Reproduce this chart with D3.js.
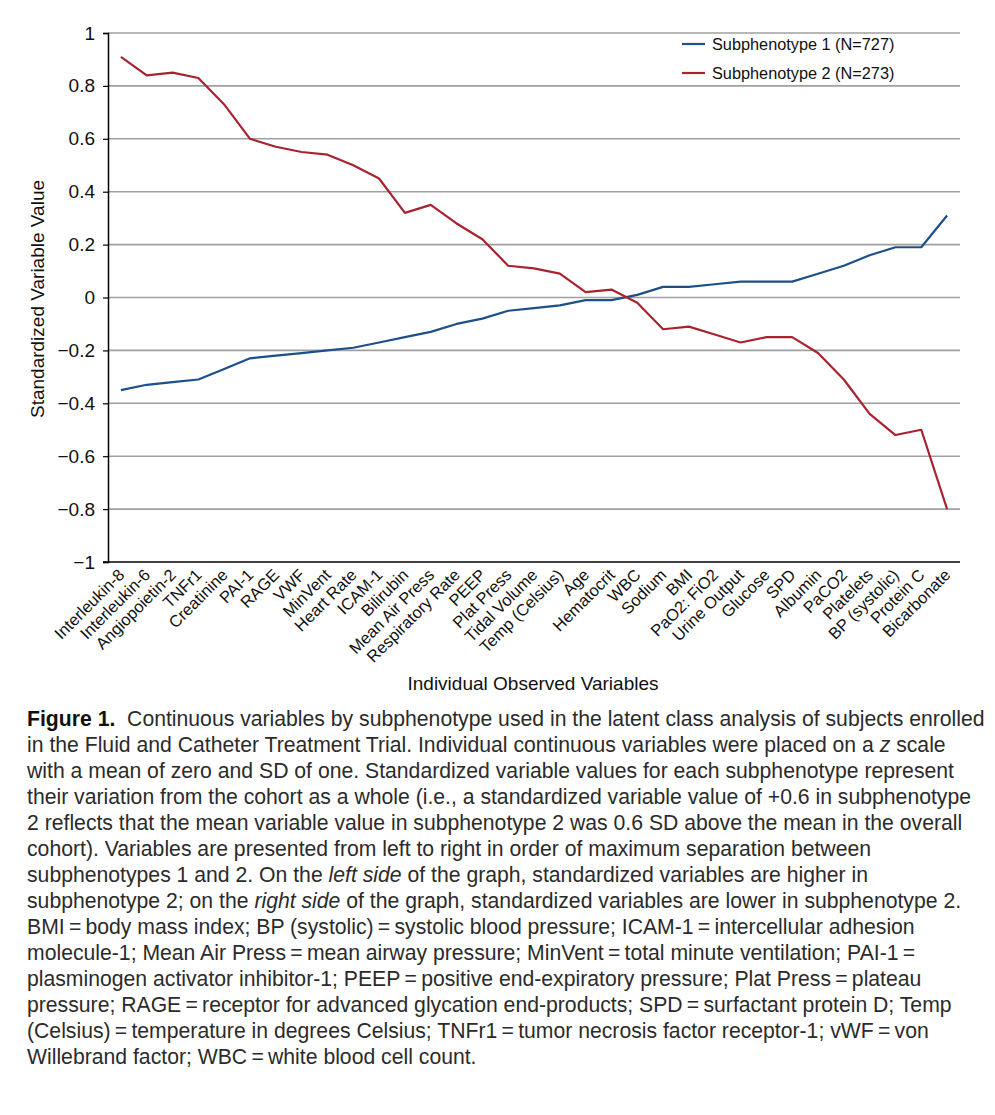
<!DOCTYPE html>
<html><head><meta charset="utf-8">
<script src="https://cdn.jsdelivr.net/npm/d3@7"></script>
<style>body{margin:0;background:#fff} svg{display:block} text{font-family:"Liberation Sans",Arial,Helvetica,sans-serif}</style>
</head><body>
<svg id="chart" width="995" height="1115"></svg>
<script>
const categories = ["Interleukin-8","Interleukin-6","Angiopoietin-2","TNFr1","Creatinine","PAI-1","RAGE","VWF","MinVent","Heart Rate","ICAM-1","Bilirubin","Mean Air Press","Respiratory Rate","PEEP","Plat Press","Tidal Volume","Temp (Celsius)","Age","Hematocrit","WBC","Sodium","BMI","PaO2: FiO2","Urine Output","Glucose","SPD","Albumin","PaCO2","Platelets","BP (systolic)","Protein C","Bicarbonate"];
const subphenotype1 = [-0.35,-0.33,-0.32,-0.31,-0.27,-0.23,-0.22,-0.21,-0.20,-0.19,-0.17,-0.15,-0.13,-0.10,-0.08,-0.05,-0.04,-0.03,-0.01,-0.01,0.01,0.04,0.04,0.05,0.06,0.06,0.06,0.09,0.12,0.16,0.19,0.19,0.31];
const subphenotype2 = [0.91,0.84,0.85,0.83,0.73,0.60,0.57,0.55,0.54,0.50,0.45,0.32,0.35,0.28,0.22,0.12,0.11,0.09,0.02,0.03,-0.02,-0.12,-0.11,-0.14,-0.17,-0.15,-0.15,-0.21,-0.31,-0.44,-0.52,-0.50,-0.80];
const yTicks = [1,0.8,0.6,0.4,0.2,0,-0.2,-0.4,-0.6,-0.8,-1];
const seriesNames = ["Subphenotype 1 (N=727)","Subphenotype 2 (N=273)"];
const seriesColors = ["#1d4f8b","#a8232e"];
const xTitle = "Individual Observed Variables";
const yTitle = "Standardized Variable Value";
const captionLines = [
 [["Figure 1.","b"],["  Continuous variables by subphenotype used in the latent class analysis of subjects enrolled",""]],
 [["in the Fluid and Catheter Treatment Trial. Individual continuous variables were placed on a ",""],["z","i"],[" scale",""]],
 [["with a mean of zero and SD of one. Standardized variable values for each subphenotype represent",""]],
 [["their variation from the cohort as a whole (i.e., a standardized variable value of +0.6 in subphenotype",""]],
 [["2 reflects that the mean variable value in subphenotype 2 was 0.6 SD above the mean in the overall",""]],
 [["cohort). Variables are presented from left to right in order of maximum separation between",""]],
 [["subphenotypes 1 and 2. On the ",""],["left side","i"],[" of the graph, standardized variables are higher in",""]],
 [["subphenotype 2; on the ",""],["right side","i"],[" of the graph, standardized variables are lower in subphenotype 2.",""]],
 [["BMI\u2009=\u2009body mass index; BP (systolic)\u2009=\u2009systolic blood pressure; ICAM-1\u2009=\u2009intercellular adhesion",""]],
 [["molecule-1; Mean Air Press\u2009=\u2009mean airway pressure; MinVent\u2009=\u2009total minute ventilation; PAI-1\u2009=",""]],
 [["plasminogen activator inhibitor-1; PEEP\u2009=\u2009positive end-expiratory pressure; Plat Press\u2009=\u2009plateau",""]],
 [["pressure; RAGE\u2009=\u2009receptor for advanced glycation end-products; SPD\u2009=\u2009surfactant protein D; Temp",""]],
 [["(Celsius)\u2009=\u2009temperature in degrees Celsius; TNFr1\u2009=\u2009tumor necrosis factor receptor-1; vWF\u2009=\u2009von",""]],
 [["Willebrand factor; WBC\u2009=\u2009white blood cell count.",""]]
];

const svg = d3.select("#chart");
const x = d3.scalePoint().domain(categories).range([108,960]).padding(0.5);
const y = d3.scaleLinear().domain([-1,1]).range([562,33]);
const fmt = d => d === 0 ? "0" : (d < 0 ? "\u2212" : "") + d3.format("~g")(Math.abs(d));

// gridlines
svg.append("g").selectAll("line").data(yTicks.filter(d=>d>-1)).join("line")
  .attr("x1",108).attr("x2",960).attr("y1",d=>y(d)).attr("y2",d=>y(d))
  .attr("stroke","#a0a0a0").attr("stroke-width",1.6);

// y axis
const ya = svg.append("g").attr("transform","translate(108,0)")
  .call(d3.axisLeft(y).tickValues(yTicks).tickFormat(fmt).tickSize(5).tickPadding(8));
ya.select(".domain").attr("stroke","#000").attr("stroke-width",1.5);
ya.selectAll(".tick line").attr("stroke","#000").attr("stroke-width",1.2);
ya.selectAll("text").attr("font-size",19).attr("fill","#111");

// x axis
const xa = svg.append("g").attr("transform","translate(0,562)")
  .call(d3.axisBottom(x).tickSize(0).tickPadding(0));
xa.select(".domain").remove();
svg.append("line").attr("x1",103).attr("x2",960).attr("y1",y(-1)).attr("y2",y(-1))
  .attr("stroke","#000").attr("stroke-width",1.5);
xa.selectAll("text").attr("font-size",16.5).attr("fill","#111")
  .attr("text-anchor","end").attr("dy",null).attr("y",0)
  .attr("transform","translate(4,14) rotate(-45)");

// lines
const line = d3.line().x((d,i)=>x(categories[i])).y(d=>y(d));
[subphenotype1, subphenotype2].forEach((s,k)=>{
  svg.append("path").datum(s).attr("d",line).attr("fill","none")
    .attr("stroke",seriesColors[k]).attr("stroke-width",2.2).attr("stroke-linejoin","round");
});

// legend
const lg = svg.append("g");
seriesNames.forEach((n,k)=>{
  const yy = 44 + k*29;
  lg.append("line").attr("x1",682).attr("x2",705).attr("y1",yy).attr("y2",yy)
    .attr("stroke",seriesColors[k]).attr("stroke-width",2.2);
  lg.append("text").attr("x",712).attr("y",yy).attr("dy","0.35em")
    .attr("font-size",16.3).attr("fill","#111").text(n);
});

// titles
svg.append("text").attr("x",533).attr("y",690).attr("text-anchor","middle")
  .attr("font-size",19).attr("fill","#111").text(xTitle);
svg.append("text").attr("transform","translate(44,299) rotate(-90)").attr("text-anchor","middle")
  .attr("font-size",19).attr("fill","#111").text(yTitle);

// caption
const cap = svg.append("g").attr("fill","#2b2b2b").attr("font-size",21.2);
captionLines.forEach((parts,i)=>{
  const t = cap.append("text").attr("x",27).attr("y",726 + i*26).style("white-space","pre");
  parts.forEach(([s,st])=>{
    const ts = t.append("tspan").text(s);
    if(st==="b") ts.attr("font-weight","bold").attr("fill","#111");
    if(st==="i") ts.attr("font-style","italic");
  });
});
</script>
</body></html>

#### WORK TO BE COMPLETED
Transcribe all of the material exactly, leaving out whatever pictures it contains.

#### TASK RESULT
Reproduce this chart with D3.js.
<!DOCTYPE html>
<html><head><meta charset="utf-8">
<script src="https://cdn.jsdelivr.net/npm/d3@7"></script>
<style>body{margin:0;background:#fff} svg{display:block} text{font-family:"Liberation Sans",Arial,Helvetica,sans-serif}</style>
</head><body>
<svg id="chart" width="995" height="1115"></svg>
<script>
const categories = ["Interleukin-8","Interleukin-6","Angiopoietin-2","TNFr1","Creatinine","PAI-1","RAGE","VWF","MinVent","Heart Rate","ICAM-1","Bilirubin","Mean Air Press","Respiratory Rate","PEEP","Plat Press","Tidal Volume","Temp (Celsius)","Age","Hematocrit","WBC","Sodium","BMI","PaO2: FiO2","Urine Output","Glucose","SPD","Albumin","PaCO2","Platelets","BP (systolic)","Protein C","Bicarbonate"];
const subphenotype1 = [-0.35,-0.33,-0.32,-0.31,-0.27,-0.23,-0.22,-0.21,-0.20,-0.19,-0.17,-0.15,-0.13,-0.10,-0.08,-0.05,-0.04,-0.03,-0.01,-0.01,0.01,0.04,0.04,0.05,0.06,0.06,0.06,0.09,0.12,0.16,0.19,0.19,0.31];
const subphenotype2 = [0.91,0.84,0.85,0.83,0.73,0.60,0.57,0.55,0.54,0.50,0.45,0.32,0.35,0.28,0.22,0.12,0.11,0.09,0.02,0.03,-0.02,-0.12,-0.11,-0.14,-0.17,-0.15,-0.15,-0.21,-0.31,-0.44,-0.52,-0.50,-0.80];
const yTicks = [1,0.8,0.6,0.4,0.2,0,-0.2,-0.4,-0.6,-0.8,-1];
const seriesNames = ["Subphenotype 1 (N=727)","Subphenotype 2 (N=273)"];
const seriesColors = ["#1d4f8b","#a8232e"];
const xTitle = "Individual Observed Variables";
const yTitle = "Standardized Variable Value";
const captionLines = [
 [["Figure 1.","b"],["  Continuous variables by subphenotype used in the latent class analysis of subjects enrolled",""]],
 [["in the Fluid and Catheter Treatment Trial. Individual continuous variables were placed on a ",""],["z","i"],[" scale",""]],
 [["with a mean of zero and SD of one. Standardized variable values for each subphenotype represent",""]],
 [["their variation from the cohort as a whole (i.e., a standardized variable value of +0.6 in subphenotype",""]],
 [["2 reflects that the mean variable value in subphenotype 2 was 0.6 SD above the mean in the overall",""]],
 [["cohort). Variables are presented from left to right in order of maximum separation between",""]],
 [["subphenotypes 1 and 2. On the ",""],["left side","i"],[" of the graph, standardized variables are higher in",""]],
 [["subphenotype 2; on the ",""],["right side","i"],[" of the graph, standardized variables are lower in subphenotype 2.",""]],
 [["BMI\u2009=\u2009body mass index; BP (systolic)\u2009=\u2009systolic blood pressure; ICAM-1\u2009=\u2009intercellular adhesion",""]],
 [["molecule-1; Mean Air Press\u2009=\u2009mean airway pressure; MinVent\u2009=\u2009total minute ventilation; PAI-1\u2009=",""]],
 [["plasminogen activator inhibitor-1; PEEP\u2009=\u2009positive end-expiratory pressure; Plat Press\u2009=\u2009plateau",""]],
 [["pressure; RAGE\u2009=\u2009receptor for advanced glycation end-products; SPD\u2009=\u2009surfactant protein D; Temp",""]],
 [["(Celsius)\u2009=\u2009temperature in degrees Celsius; TNFr1\u2009=\u2009tumor necrosis factor receptor-1; vWF\u2009=\u2009von",""]],
 [["Willebrand factor; WBC\u2009=\u2009white blood cell count.",""]]
];

const svg = d3.select("#chart");
const x = d3.scalePoint().domain(categories).range([108,960]).padding(0.5);
const y = d3.scaleLinear().domain([-1,1]).range([562,33]);
const fmt = d => d === 0 ? "0" : (d < 0 ? "\u2212" : "") + d3.format("~g")(Math.abs(d));

// gridlines
svg.append("g").selectAll("line").data(yTicks.filter(d=>d>-1)).join("line")
  .attr("x1",108).attr("x2",960).attr("y1",d=>y(d)).attr("y2",d=>y(d))
  .attr("stroke","#a0a0a0").attr("stroke-width",1.6);

// y axis
const ya = svg.append("g").attr("transform","translate(108,0)")
  .call(d3.axisLeft(y).tickValues(yTicks).tickFormat(fmt).tickSize(5).tickPadding(8));
ya.select(".domain").attr("stroke","#000").attr("stroke-width",1.5);
ya.selectAll(".tick line").attr("stroke","#000").attr("stroke-width",1.2);
ya.selectAll("text").attr("font-size",19).attr("fill","#111");

// x axis
const xa = svg.append("g").attr("transform","translate(0,562)")
  .call(d3.axisBottom(x).tickSize(0).tickPadding(0));
xa.select(".domain").remove();
svg.append("line").attr("x1",103).attr("x2",960).attr("y1",y(-1)).attr("y2",y(-1))
  .attr("stroke","#000").attr("stroke-width",1.5);
xa.selectAll("text").attr("font-size",16.5).attr("fill","#111")
  .attr("text-anchor","end").attr("dy",null).attr("y",0)
  .attr("transform","translate(4,14) rotate(-45)");

// lines
const line = d3.line().x((d,i)=>x(categories[i])).y(d=>y(d));
[subphenotype1, subphenotype2].forEach((s,k)=>{
  svg.append("path").datum(s).attr("d",line).attr("fill","none")
    .attr("stroke",seriesColors[k]).attr("stroke-width",2.2).attr("stroke-linejoin","round");
});

// legend
const lg = svg.append("g");
seriesNames.forEach((n,k)=>{
  const yy = 44 + k*29;
  lg.append("line").attr("x1",682).attr("x2",705).attr("y1",yy).attr("y2",yy)
    .attr("stroke",seriesColors[k]).attr("stroke-width",2.2);
  lg.append("text").attr("x",712).attr("y",yy).attr("dy","0.35em")
    .attr("font-size",16.3).attr("fill","#111").text(n);
});

// titles
svg.append("text").attr("x",533).attr("y",690).attr("text-anchor","middle")
  .attr("font-size",19).attr("fill","#111").text(xTitle);
svg.append("text").attr("transform","translate(44,299) rotate(-90)").attr("text-anchor","middle")
  .attr("font-size",19).attr("fill","#111").text(yTitle);

// caption
const cap = svg.append("g").attr("fill","#2b2b2b").attr("font-size",21.2);
captionLines.forEach((parts,i)=>{
  const t = cap.append("text").attr("x",27).attr("y",726 + i*26).style("white-space","pre");
  parts.forEach(([s,st])=>{
    const ts = t.append("tspan").text(s);
    if(st==="b") ts.attr("font-weight","bold").attr("fill","#111");
    if(st==="i") ts.attr("font-style","italic");
  });
});
</script>
</body></html>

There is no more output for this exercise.